Overturns human assumptions about His birth – Jesus is expected to come as a King, born in an obviously royal household, with worldly power and might. Instead, Jesus is born in a third-rate town of Bethlehem where no prophets had yet been born (John 7:52; CCC 525), born in poverty.
Angels participate in Christ’s Incarnation – Gabriel, not mentioned in the Bible since the prophesy of the Messiah to Daniel some 600 years earlier (Dan 9:24-27), returns to announce the Messiah to Zechariah (Luke 1:8-23) and Mary (Luke 1:26-38). A choir of angels come to the shepherds abiding in the fields (Luke 2:8-20). At Christ’s birth is an assembly of angels on earth rivaled only in Revelation.
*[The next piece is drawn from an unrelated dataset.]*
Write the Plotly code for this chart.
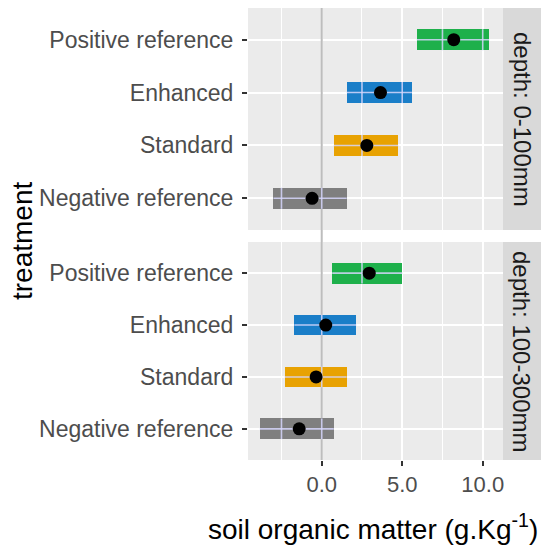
import plotly.graph_objects as go

# Treatments (bottom to top) and their colours
treatments = ["Negative reference", "Standard", "Enhanced", "Positive reference"]
colors = ["#7F7F7F", "#E8A202", "#1A7EC8", "#1EB04B"]

# Depth facets
depths = ["depth: 0-100mm", "depth: 100-300mm"]

# Soil organic matter change (g.Kg-1): estimate and interval, per depth
est_0_100 = [-0.6, 2.8, 3.65, 8.2]
low_0_100 = [-3.0, 0.75, 1.55, 5.9]
high_0_100 = [1.55, 4.75, 5.6, 10.4]

est_100_300 = [-1.4, -0.35, 0.25, 2.95]
low_100_300 = [-3.85, -2.3, -1.7, 0.65]
high_100_300 = [0.75, 1.55, 2.15, 5.0]

x_ticks = [0, 5, 10]
x_minor = [-2.5, 2.5, 7.5]
x_range = [-4.58, 11.26]
y_range = [-0.6, 3.6]

panel_bg = "#EBEBEB"
strip_bg = "#D9D9D9"
font_family = "Liberation Sans, Arial, sans-serif"
grid_overlay = "rgba(214,214,252,0.85)"
zero_color = "#BDBDBD"

fig = go.Figure()

panels = [
    ("x", "y", est_0_100, low_0_100, high_0_100),
    ("x2", "y2", est_100_300, low_100_300, high_100_300),
]

ypos = list(range(len(treatments)))
bar_half = 0.2

for xa, ya, est, low, high in panels:
    # interval bars
    fig.add_trace(go.Bar(
        y=ypos, x=[h - l for l, h in zip(low, high)], base=low,
        orientation="h", width=2 * bar_half,
        marker=dict(color=colors, line=dict(width=0)),
        xaxis=xa, yaxis=ya, showlegend=False, hoverinfo="skip",
    ))
    # grid lines showing over the bars
    lx, ly = [], []
    for i, (l, h) in enumerate(zip(low, high)):
        lx += [l, h, None]
        ly += [i, i, None]
        for t in x_ticks + x_minor:
            if l < t < h:
                lx += [t, t, None]
                ly += [i - bar_half, i + bar_half, None]
    fig.add_trace(go.Scatter(
        x=lx, y=ly, mode="lines", line=dict(color=grid_overlay, width=1.6),
        xaxis=xa, yaxis=ya, showlegend=False, hoverinfo="skip",
    ))
    # point estimates
    fig.add_trace(go.Scatter(
        x=est, y=ypos, mode="markers",
        marker=dict(color="black", size=13, line=dict(width=0)),
        xaxis=xa, yaxis=ya, showlegend=False,
    ))

x_dom = [248 / 542, 503 / 542]
y_top = [318 / 548, 540 / 548]
y_bot = [88 / 548, 306 / 548]

axis_common = dict(
    range=x_range, tickvals=x_ticks, tickformat=".1f",
    showgrid=True, gridcolor="white", gridwidth=2,
    minor=dict(tickvals=x_minor, showgrid=True, gridcolor="white", gridwidth=1.1),
    zeroline=False, showline=False, domain=x_dom, fixedrange=True,
)

yaxis_common = dict(
    range=y_range, tickvals=ypos, ticktext=treatments,
    showgrid=True, gridcolor="white", gridwidth=2,
    zeroline=False, showline=False,
    ticks="outside", ticklen=5, tickwidth=1.5, tickcolor="#333333",
    ticklabelstandoff=4,
    tickfont=dict(size=23, color="#4D4D4D", family=font_family),
    fixedrange=True,
)

fig.update_layout(
    width=542, height=548, autosize=False,
    margin=dict(l=0, r=0, t=0, b=0),
    paper_bgcolor="white", plot_bgcolor=panel_bg,
    bargap=0, barmode="overlay",
    font=dict(family=font_family),
    xaxis=dict(axis_common, anchor="y", showticklabels=False, ticks=""),
    xaxis2=dict(axis_common, anchor="y2", matches="x", showticklabels=True,
                ticks="outside", ticklen=5, tickwidth=1.5, tickcolor="#333333",
                tickfont=dict(size=22, color="#4D4D4D", family=font_family)),
    yaxis=dict(yaxis_common, domain=y_top, anchor="x"),
    yaxis2=dict(yaxis_common, domain=y_bot, anchor="x2"),
)

# reference line at zero, drawn in each panel and through the gap between them
for xa, ya in [("x", "y"), ("x2", "y2")]:
    fig.add_shape(type="line", xref=xa, yref=ya, x0=0, x1=0,
                  y0=y_range[0], y1=y_range[1],
                  line=dict(color=zero_color, width=2), layer="between")
fig.add_shape(type="line", xref="x", yref="paper", x0=0, x1=0,
              y0=y_bot[1], y1=y_top[0],
              line=dict(color=zero_color, width=2), layer="below")

# facet strips
strip_x = [503 / 542, 541 / 542]
for dom, label in zip([y_top, y_bot], depths):
    fig.add_shape(type="rect", xref="paper", yref="paper",
                  x0=strip_x[0], x1=strip_x[1], y0=dom[0], y1=dom[1],
                  fillcolor=strip_bg, line=dict(width=0), layer="above")
    fig.add_annotation(text=label, xref="paper", yref="paper",
                       x=sum(strip_x) / 2, y=sum(dom) / 2, textangle=90,
                       showarrow=False, xanchor="center", yanchor="middle",
                       font=dict(size=24, color="#1A1A1A", family=font_family))

# axis titles
fig.add_annotation(text="soil organic matter (g.Kg<sup>-1</sup>)", xref="paper", yref="paper",
                   x=(207 + 538) / 2 / 542, y=1 - 527 / 548, showarrow=False,
                   xanchor="center", yanchor="middle",
                   font=dict(size=28, color="black", family=font_family))
fig.add_annotation(text="treatment", xref="paper", yref="paper",
                   x=22 / 542, y=1 - 241 / 548, textangle=-90, showarrow=False,
                   xanchor="center", yanchor="middle",
                   font=dict(size=28, color="black", family=font_family))

fig.write_html("out.html")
Inspires awe – Even in Elizabeth’s womb, moved by the Holy Spirit, John leaps for joy when he draws near Jesus in the New Ark of the Covenant (CCC 2676) and Elizabeth cries in a loud cry, “Blessed are you among women and blessed is the fruit of your womb (Luke 1:39-45). Perhaps drawn by ancient prophecy (Num 24:17-19), the Gentile Magi travel a great distance to offer the Christ Child gifts and to adore and worship Him (Matt 2:1-12). The shepherds, recalling the shepherd boy David, are called by an angel and rush to see the Christ and glorify and praise God (Luke 2:8-20). Simeon, moved by the Holy Spirit proclaims that the Child Jesus is the “light of revelation” and blesses the Holy Family (Luke 2:25-35). The prophetess Anna sees the Child and proclaims that He will be the redemption of Jerusalem (Luke 2:36-38). King Herod, awed into fright, fails to kill Jesus when he slaughters the Innocents (Matt 2:16-18), fulfilling a prophecy by Jeremiah (Jer 31:15), 600 years earlier.
Remains fully present in the modern world – Jesus, the Savior Child born in Bethlehem (the House of Bread), ever present, offers Himself in the Eucharist of His Christ-Mass for those who choose not to miss Him.